What I really like about the better 2008s is that they reveal the unique character of each village and vineyard far more vividly than the wines of ‘great’ years – the elegant perfume of Margaux, the lovely balanced fruit of Saint-Julien, the power of Paulliac, the tannic richness of Saint-Estèphe and so on.
That said, 2008 seems to be a year in which those wines with a blend dominated by Cabernet Sauvignon and to a lesser extent by Cabernet Franc fared rather better than those that feature Merlot. Though there are some very lovely Merlot-dominated wines from Pomerol and Saint Emilion, others show rather dry tannins.
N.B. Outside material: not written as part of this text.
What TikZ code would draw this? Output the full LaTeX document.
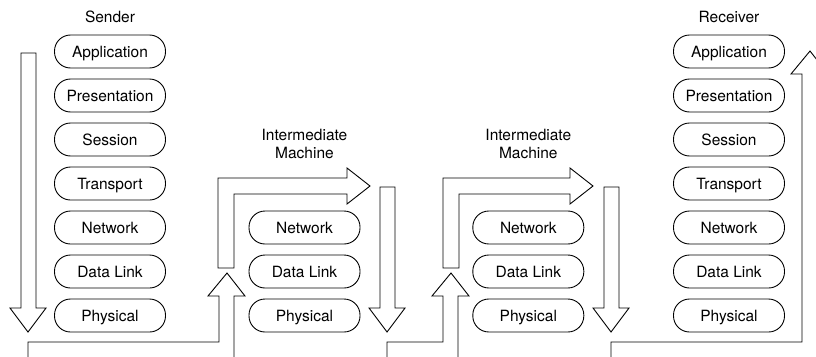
\documentclass[tikz,border=0pt]{standalone}
\usepackage{fontspec}
\setmainfont{TeX Gyre Heros}
\usetikzlibrary{positioning}
\tikzset{
  layer/.style={draw=black, line width=0.9pt, rounded corners=16pt, minimum width=111pt, minimum height=33pt, inner sep=0pt, text height=11pt, text depth=0pt, font=\fontsize{15.5}{18}\selectfont},
  hdr/.style={align=center, font=\fontsize{15.5}{18}\selectfont},
  flow/.style={draw=black, line width=0.9pt, line join=miter},
}

\begin{document}
\begin{tikzpicture}[x=1pt,y=-1pt]
  \useasboundingbox (0,0) rectangle (816,356);
  \clip (0,0) rectangle (816,356);
  % full stacks at both ends
  \foreach \c/\col in {s/110,r/729}
    \foreach \n/\t [count=\k from 0] in {app/Application,pre/Presentation,ses/Session,tra/Transport,net/Network,dll/Data Link,phy/Physical}
      { \node[layer] (\c\n) at (\col,51.5+44*\k) {\t}; }
  % the two routers
  \foreach \c/\col in {ma/304.5,mb/528.3}
    \foreach \n/\t [count=\k from 4] in {net/Network,dll/Data Link,phy/Physical}
      { \node[layer] (\c\n) at (\col,51.5+44*\k) {\t}; }
  \node[hdr] (sender) at (110,17) {Sender};
  \node[hdr] (receiver) at (729,16.5) {Receiver};
  \node[hdr] (maname) at (304.5,143.5) {Intermediate\\Machine};
  \node[hdr] (mbname) at (528.3,143.5) {Intermediate\\Machine};
  % down arrows
  \foreach \x/\t in {28/53,387/187,611/187}
    \draw[flow] (\x-7,\t) -- (\x+8,\t) -- (\x+8,308) -- (\x+18,308) -- (\x,332) -- (\x-18,308) -- (\x-7,308) -- cycle;
  % links along the bottom and up again
  \foreach \a/\b/\h in {28/227/296,387/451/296,611/810/74}
    \draw[flow] (\a,358) -- (\a,342) -- (\b-8,342) -- (\b-8,\h) -- (\b-19,\h) -- (\b,\h-23) -- (\b+18,\h) -- (\b+7,\h) -- (\b+7,358);
  % bent arrows through each router
  \foreach \x/\e in {218/347,443/570}
    \draw[flow] (\x,268) -- (\x,178) -- (\e,178) -- (\e,168) -- (\e+23,186) -- (\e,204) -- (\e,194) -- (\x+16,194) -- (\x+16,268) -- cycle;
\end{tikzpicture}
\end{document}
Many wines have a lovely lightness of touch that will make them superb partners for food, but the best wines won’t reach their peak for a few years yet. Their fresh acidity will ensure they have a long life: it’s not always the biggest wines that age best.
If you want to try any of the 2008s now, I’d be inclined to look out for bargains, especially the Médoc ‘Crus Bourgeois’ costing between £10 and £20. Decant them if you can, an hour or two before serving and partner them with classic, simple roasts. With lamb, still pink, the tannins will melt away and cut through the richness of the meat.
Most 2008s are a treat for those who enjoy the elegant, dry, perfumed style of traditional claret; and they’re not too expensive, because investment buyers are much more interested in the more spectacular wines made in 2009 and 2010.
My favourites include Château Gruaud Larose, relatively speaking often a bit of a bargain, which has deliciously ripe, lingering blackcurrant fruit. Another wine from Saint-Julien, the impressive Château Léoville Las-Cases, is creamier, richer and is balanced by almost crunchy acidity.
In neighbouring Paulliac, Château Pontet-Canet impressed me more than either Lafite or Mouton. It has richness and power and wonderfully pure blackcurrant (Cabernet Sauvignon) fruit. An amazing wine. As for the sweet wines, Yquem stands head and shoulders above the rest, as it often does. Shame I can’t afford it!
The top wines have not yet found their way into the leading local Bordeaux specialists such as Richard Granger and The Wine Chambers, but online Berry Bros. already have a huge selection (www.bbr.com). Alternatively Majestic’s Château Bessan-Ségur 2008, a Médoc Cru Bourgeois, is a gift at £9.99 – even cheaper if you buy two.